North Dakota-native Senior Master Sgt. Steven Gibson (SF Superintendent) and Minnesota-native Master Sgt. Todd Seguin (SF Squad Leader) of the 119th Air Wing in Fargo, N.D. have led 26 participants through discussions covering the fundamentals of air base defense, identifying and engaging threats, and improvised explosive device (IED) detection.
"As Air Guardsmen we like these international events," said Gibson. "We link up with our active duty counterparts, meet with fellow defenders from other nations and learn from one another."
"We covered apprehending suspects, vehicle and personnel searches," said Seguin. "Our purpose was to cover the fundamentals and start conversations with fellow defenders. We shared stories and learned a lot from one another"
Participants used stories and personal experiences to reinforce the fundamentals of air base defense.
"I was able to draw upon my two deployments to Iraq to explain the threat behind IEDs," said Seguin. "I showed the participants photos of IED to explain that a bomb can be placed and concealed anywhere."
"We had class participants who survived IED attacks and some had fellow troops killed in action," said Seguin. "The discussion on IEDs spurred a lot of war stories and lessons among our participants. Some of the nations at this APF are fighting active insurgencies and others have constant border disputes."
APF Senegal took place at Camp Arienne Cisse nearby Dakar International Airport. Workshops took place in tents on a dirt soccer field, which came with unique challenges.

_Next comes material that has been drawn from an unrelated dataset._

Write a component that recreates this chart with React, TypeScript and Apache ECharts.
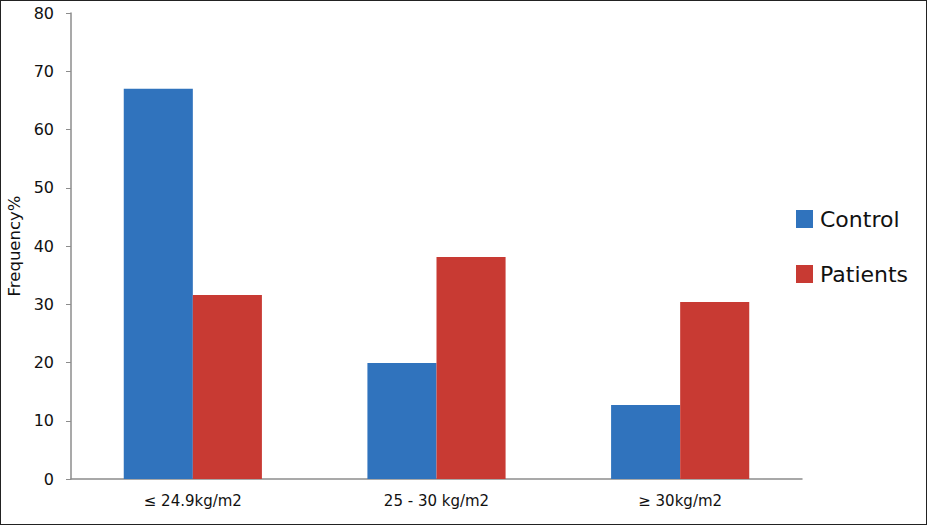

"We can operate and build partnerships anywhere, but hot weather and language barriers can be a challenge," said Gibson. "Our APF partners had a mix of French and English speakers, thanks to them and our translators; we were able to work through any issues quickly."
"It doesn't matter where you come from or what uniform you wear," said Gibson. "Defenders face the same problems when we're on duty and protecting people and aircraft."